* **Written exercise**
Retype every line from the start of the data down to and including the line with "ax.axis('off')". Skip the pictures.

* **Provided data**

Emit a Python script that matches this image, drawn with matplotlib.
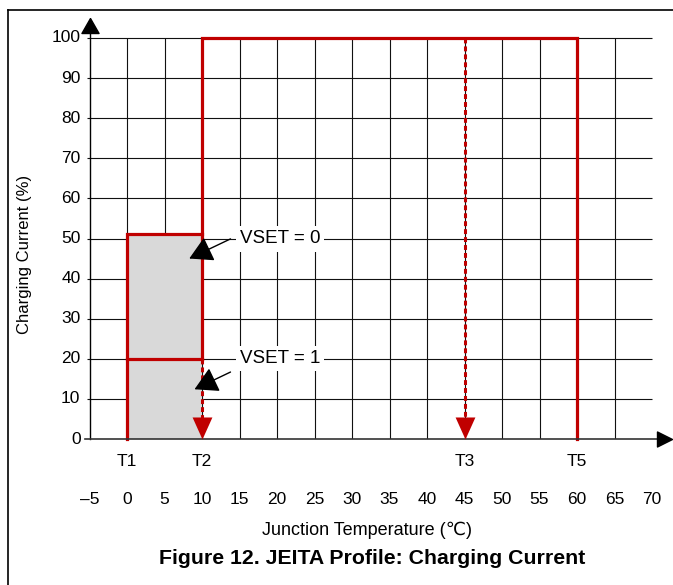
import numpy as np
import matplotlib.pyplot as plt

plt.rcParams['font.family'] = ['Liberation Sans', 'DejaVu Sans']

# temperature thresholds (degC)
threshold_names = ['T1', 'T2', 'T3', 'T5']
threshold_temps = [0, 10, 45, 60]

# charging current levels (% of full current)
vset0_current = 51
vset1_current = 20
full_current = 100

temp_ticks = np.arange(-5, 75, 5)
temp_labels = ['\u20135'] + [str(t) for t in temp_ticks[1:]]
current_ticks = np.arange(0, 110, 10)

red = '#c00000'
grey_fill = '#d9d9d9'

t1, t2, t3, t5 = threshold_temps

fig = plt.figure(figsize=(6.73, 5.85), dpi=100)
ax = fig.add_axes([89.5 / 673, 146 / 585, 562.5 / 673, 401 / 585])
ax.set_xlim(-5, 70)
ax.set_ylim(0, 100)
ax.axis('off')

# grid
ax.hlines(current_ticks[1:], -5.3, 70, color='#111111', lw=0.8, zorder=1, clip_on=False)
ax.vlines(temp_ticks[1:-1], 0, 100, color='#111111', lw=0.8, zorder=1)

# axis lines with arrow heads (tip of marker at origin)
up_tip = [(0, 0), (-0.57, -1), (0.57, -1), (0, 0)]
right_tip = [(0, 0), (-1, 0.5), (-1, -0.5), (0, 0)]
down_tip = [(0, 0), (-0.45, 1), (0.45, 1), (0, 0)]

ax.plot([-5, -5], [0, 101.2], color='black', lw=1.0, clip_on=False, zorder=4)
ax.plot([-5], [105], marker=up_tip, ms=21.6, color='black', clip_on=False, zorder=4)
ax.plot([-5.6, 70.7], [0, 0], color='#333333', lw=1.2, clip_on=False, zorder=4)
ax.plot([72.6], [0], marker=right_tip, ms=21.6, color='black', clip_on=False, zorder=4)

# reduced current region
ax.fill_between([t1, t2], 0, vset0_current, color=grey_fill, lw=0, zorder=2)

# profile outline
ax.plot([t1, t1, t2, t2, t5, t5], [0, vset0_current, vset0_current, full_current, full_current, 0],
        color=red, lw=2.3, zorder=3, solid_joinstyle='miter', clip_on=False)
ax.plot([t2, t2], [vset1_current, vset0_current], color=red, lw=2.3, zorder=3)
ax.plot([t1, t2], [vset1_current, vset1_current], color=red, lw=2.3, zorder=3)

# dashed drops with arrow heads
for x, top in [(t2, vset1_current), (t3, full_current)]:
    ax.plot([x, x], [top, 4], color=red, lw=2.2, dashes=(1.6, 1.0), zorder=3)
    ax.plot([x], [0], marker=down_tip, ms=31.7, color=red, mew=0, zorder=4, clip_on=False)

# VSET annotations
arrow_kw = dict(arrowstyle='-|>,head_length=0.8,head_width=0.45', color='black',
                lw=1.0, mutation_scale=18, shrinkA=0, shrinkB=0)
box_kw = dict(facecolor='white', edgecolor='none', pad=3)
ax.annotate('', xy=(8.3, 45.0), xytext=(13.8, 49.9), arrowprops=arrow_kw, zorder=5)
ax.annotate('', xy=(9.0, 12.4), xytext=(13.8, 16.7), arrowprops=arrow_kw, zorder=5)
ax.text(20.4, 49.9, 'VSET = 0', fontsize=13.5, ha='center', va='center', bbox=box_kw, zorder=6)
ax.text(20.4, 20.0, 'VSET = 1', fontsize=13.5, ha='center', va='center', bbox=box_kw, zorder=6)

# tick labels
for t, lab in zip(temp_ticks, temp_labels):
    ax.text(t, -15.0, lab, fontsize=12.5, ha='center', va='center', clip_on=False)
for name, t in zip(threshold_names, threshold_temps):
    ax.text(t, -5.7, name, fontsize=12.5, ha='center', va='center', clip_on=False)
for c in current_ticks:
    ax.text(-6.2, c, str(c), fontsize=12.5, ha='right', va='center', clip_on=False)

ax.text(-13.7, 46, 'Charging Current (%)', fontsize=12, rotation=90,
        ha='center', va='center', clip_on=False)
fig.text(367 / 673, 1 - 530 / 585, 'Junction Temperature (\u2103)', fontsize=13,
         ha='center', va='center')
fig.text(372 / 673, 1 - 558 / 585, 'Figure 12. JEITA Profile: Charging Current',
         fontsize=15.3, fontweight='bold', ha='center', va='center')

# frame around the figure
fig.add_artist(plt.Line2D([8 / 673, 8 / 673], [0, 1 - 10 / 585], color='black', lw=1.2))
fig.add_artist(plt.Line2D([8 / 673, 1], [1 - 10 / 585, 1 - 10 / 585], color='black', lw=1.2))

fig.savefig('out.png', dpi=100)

* **Correct output**
Emit a Python script that matches this image, drawn with matplotlib.
import numpy as np
import matplotlib.pyplot as plt

plt.rcParams['font.family'] = ['Liberation Sans', 'DejaVu Sans']

# temperature thresholds (degC)
threshold_names = ['T1', 'T2', 'T3', 'T5']
threshold_temps = [0, 10, 45, 60]

# charging current levels (% of full current)
vset0_current = 51
vset1_current = 20
full_current = 100

temp_ticks = np.arange(-5, 75, 5)
temp_labels = ['\u20135'] + [str(t) for t in temp_ticks[1:]]
current_ticks = np.arange(0, 110, 10)

red = '#c00000'
grey_fill = '#d9d9d9'

t1, t2, t3, t5 = threshold_temps

fig = plt.figure(figsize=(6.73, 5.85), dpi=100)
ax = fig.add_axes([89.5 / 673, 146 / 585, 562.5 / 673, 401 / 585])
ax.set_xlim(-5, 70)
ax.set_ylim(0, 100)
ax.axis('off')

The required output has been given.